Here’s my problem with all non-QTM models. Suppose I’m right that only the QTM can explain the current price level. Then it stands to reason that only the QTM can explain the price level in 2021. Then it stands to reason that only the QTM can explain the inflation rate between 2011 and 2021. Now it is true that a change in the money supply will have certain effects on nominal interest rates, economic slack, etc, depending on whether the monetary injections were expected or not. And you can try to model the inflation rate using those changes in interest rates, economic slack, inflation expectations, etc. But that’s really a roundabout way of getting at the problem. If the QTM says that the price level in 2012 will be 47% higher due to changes in the monetary base, plus changes in the public’s desire to hold currency as a ratio or NGDP, then either the non-QTM approaches also give you the 47% answer, or they are wrong.

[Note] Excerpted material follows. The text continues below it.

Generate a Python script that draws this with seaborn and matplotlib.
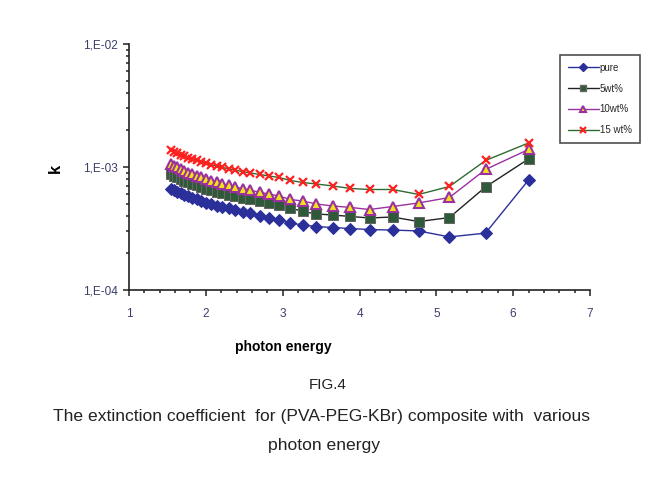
import matplotlib
matplotlib.use("Agg")
import matplotlib.pyplot as plt
import seaborn as sns
import pandas as pd
from matplotlib.ticker import FixedLocator, LogLocator, MultipleLocator, NullFormatter
from matplotlib.lines import Line2D

# photon energy (eV)
energy = [1.55, 1.59, 1.63, 1.68, 1.72, 1.77, 1.82, 1.88, 1.94, 2.00,
          2.07, 2.14, 2.21, 2.30, 2.38, 2.48, 2.58, 2.70, 2.82, 2.95,
          3.10, 3.26, 3.44, 3.65, 3.88, 4.13, 4.43, 4.77, 5.17, 5.64, 6.20]

k_pure = [6.63e-4, 6.44e-4, 6.26e-4, 6.09e-4, 5.92e-4, 5.76e-4, 5.60e-4, 5.44e-4, 5.29e-4, 5.14e-4,
          5.00e-4, 4.86e-4, 4.73e-4, 4.60e-4, 4.47e-4, 4.31e-4, 4.19e-4, 4.03e-4, 3.88e-4, 3.74e-4,
          3.50e-4, 3.38e-4, 3.28e-4, 3.22e-4, 3.16e-4, 3.10e-4, 3.07e-4, 3.02e-4, 2.70e-4, 2.90e-4, 7.84e-4]

k_5wt = [8.77e-4, 8.50e-4, 8.25e-4, 7.99e-4, 7.75e-4, 7.52e-4, 7.30e-4, 7.09e-4, 6.88e-4, 6.67e-4,
         6.48e-4, 6.29e-4, 6.11e-4, 5.94e-4, 5.78e-4, 5.61e-4, 5.44e-4, 5.26e-4, 5.09e-4, 4.91e-4,
         4.64e-4, 4.35e-4, 4.15e-4, 4.07e-4, 3.96e-4, 3.85e-4, 3.92e-4, 3.60e-4, 3.88e-4, 6.88e-4, 1.162e-3]

k_10wt = [1.058e-3, 1.023e-3, 9.91e-4, 9.60e-4, 9.30e-4, 9.01e-4, 8.74e-4, 8.48e-4, 8.23e-4, 7.99e-4,
          7.75e-4, 7.52e-4, 7.30e-4, 7.09e-4, 6.88e-4, 6.66e-4, 6.45e-4, 6.24e-4, 6.02e-4, 5.81e-4,
          5.44e-4, 5.29e-4, 5.00e-4, 4.82e-4, 4.69e-4, 4.51e-4, 4.77e-4, 5.10e-4, 5.65e-4, 9.54e-4, 1.388e-3]

k_15wt = [1.362e-3, 1.324e-3, 1.290e-3, 1.257e-3, 1.224e-3, 1.192e-3, 1.162e-3, 1.132e-3, 1.102e-3, 1.074e-3,
          1.046e-3, 1.019e-3, 9.92e-4, 9.67e-4, 9.42e-4, 9.17e-4, 8.94e-4, 8.69e-4, 8.45e-4, 8.22e-4,
          7.77e-4, 7.48e-4, 7.27e-4, 7.01e-4, 6.69e-4, 6.56e-4, 6.56e-4, 5.98e-4, 6.94e-4, 1.129e-3, 1.567e-3]

series_labels = ["pure", "5wt%", "10wt%", "15 wt%"]
y_tick_labels = ["1,E-04", "1,E-03", "1,E-02"]
x_ticks = [1, 2, 3, 4, 5, 6, 7]

sns.set_style("white")
plt.rcParams['font.family'] = ['Liberation Sans Narrow', 'Liberation Sans', 'DejaVu Sans']

fig = plt.figure(figsize=(6.72, 4.83), dpi=100)
ax = fig.add_axes([0.192, 0.3996, 0.686, 0.5094])

styles = [
    dict(color="#2b2f9a", marker="D", markersize=6, markerfacecolor="#2b2f9a", markeredgecolor="#2b2f9a"),
    dict(color="#222222", marker="s", markersize=6.5, markerfacecolor="#2f5a3a", markeredgecolor="#666666"),
    dict(color="#9b30a0", marker="^", markersize=7, markerfacecolor="#f2e21a", markeredgecolor="#9b30a0", markeredgewidth=1.5),
    dict(color="#2f6b2f", marker="x", markersize=6, markerfacecolor="#ff2020", markeredgecolor="#ff2020", markeredgewidth=1.6),
]
data = [k_pure, k_5wt, k_10wt, k_15wt]

for vals, lab, st in zip(data, series_labels, styles):
    df = pd.DataFrame({"energy": energy, "k": vals})
    sns.lineplot(data=df, x="energy", y="k", ax=ax, linewidth=1.0, label=lab, legend=False, **st)

ax.set_yscale("log")
ax.set_xlim(1, 7)
ax.set_ylim(1e-4, 1e-2)

ax.yaxis.set_major_locator(FixedLocator([1e-4, 1e-3, 1e-2]))
ax.set_yticklabels(y_tick_labels)
ax.yaxis.set_minor_locator(LogLocator(base=10, subs=[2, 3, 4, 5, 6, 7, 8, 9]))
ax.yaxis.set_minor_formatter(NullFormatter())
ax.xaxis.set_major_locator(FixedLocator(x_ticks))
ax.set_xticklabels([str(t) for t in x_ticks])
ax.xaxis.set_minor_locator(MultipleLocator(0.2))

for sp in ["top", "right"]:
    ax.spines[sp].set_visible(False)
for sp in ["left", "bottom"]:
    ax.spines[sp].set_color("#222222")
    ax.spines[sp].set_linewidth(1.2)

ax.tick_params(axis="both", which="both", direction="out", bottom=True, left=True,
               colors="#222222", labelcolor="#3a3f6a", labelsize=8.5)
ax.tick_params(axis="both", which="major", length=4, width=1.1)
ax.tick_params(axis="both", which="minor", length=2.5, width=1.1)
ax.tick_params(axis="x", which="major", pad=9)
ax.tick_params(axis="y", which="major", pad=4)
ax.set_xlabel("")
ax.set_ylabel("")

fig.text(0.082, 0.652, "k", rotation=90, ha="center", va="center", fontsize=12, fontweight="bold", color="black")
fig.text(0.421, 0.281, "photon energy", ha="center", va="center", fontsize=10, fontweight="bold", color="black")

fig.text(0.487, 0.203, "FIG.4", ha="center", va="center", fontsize=11, color="#222222")
fig.text(0.478, 0.138, "The extinction coefficient  for (PVA-PEG-KBr) composite with  various",
         ha="center", va="center", fontsize=12.6, color="#222222")
fig.text(0.482, 0.077, "photon energy", ha="center", va="center", fontsize=12.6, color="#222222")

handles = []
for lab, st in zip(series_labels, styles):
    h = Line2D([0], [0], linewidth=1.0, **{k: v for k, v in st.items() if k != "markersize"}, markersize=4)
    handles.append(h)
leg = fig.legend(handles, series_labels, loc="upper left", bbox_to_anchor=(0.826, 0.896),
                 fontsize=7, frameon=True, fancybox=False, handlelength=3.2, labelspacing=1.1,
                 borderpad=0.8, handletextpad=0.1, markerscale=1.0)
leg.get_frame().set_edgecolor("#222222")
leg.get_frame().set_linewidth(1.2)

fig.savefig("out.png", dpi=100)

Here’s a nautical analogy. You can estimate how fast a cigarette boat was going by looking at the size of the engine, the throttle setting, and so on. That’s the direct approach, the engine drives the boat. Or you can estimate its speed by how big its side effects were (the size of the wake, how loudly seagulls screeched as they got out of the way, etc.) The engine approach is the QTM. That’s what drives inflation. (God I hope at least Nick gets this, otherwise I’ve totally failed.) The Keynesian approach is to look at epiphenomena (like interest rates and slack) that may occur because wages and prices may be sticky to some unknown extent. It’s like looking at the wake and trying to estimate what sort of boat went by.
OK, what about at the zero bound, aren’t cash and T-securities perfect substitutes? Maybe, but if they aren’t expected to be perfect substitutes in 2021, then a current OMO that is expected to be permanent will have the same impact on the expected long run price level as an OMO occurring when T-bill yields are 4%.
Of course central banks don’t target the base, they adjust the base until short term interest rates are at a level expected to produce the right inflation rate. It’d be like adjusting the throttle until the wake looks about the right size to hit the target speed. And in the future they might go even further away from money supply control, if they pay interest on reserves. In that case they’ll be adjusting rates and the base in a more complicated pattern, both money supply and demand will change. But the currency stock will still be non-interest bearing for a while, so that relationship will continue to hold.
What would cause a revival of monetarism? That’s easy. We just need to return to widely varying trend rates of inflation, as we saw in the 1960-1990 period. In those decades countries might have 5%, 10%, 20%, 40% or even 80% trend inflation. As that settles in, and people expect it, the various epiphenomena of unexpected money go away (liquidity effect, slack, etc.) And everyone goes back to explaining inflation by looking at growth in the non-interest bearing monetary stock. It’s the only way. The best example was in the hyperinflationary early 1920s, when even Wicksell and Keynes, the two great proponents of the interest rate approach, became quasi-monetarists. Needless to say I have very mixed feelings about the prospect of a revival of monetarism.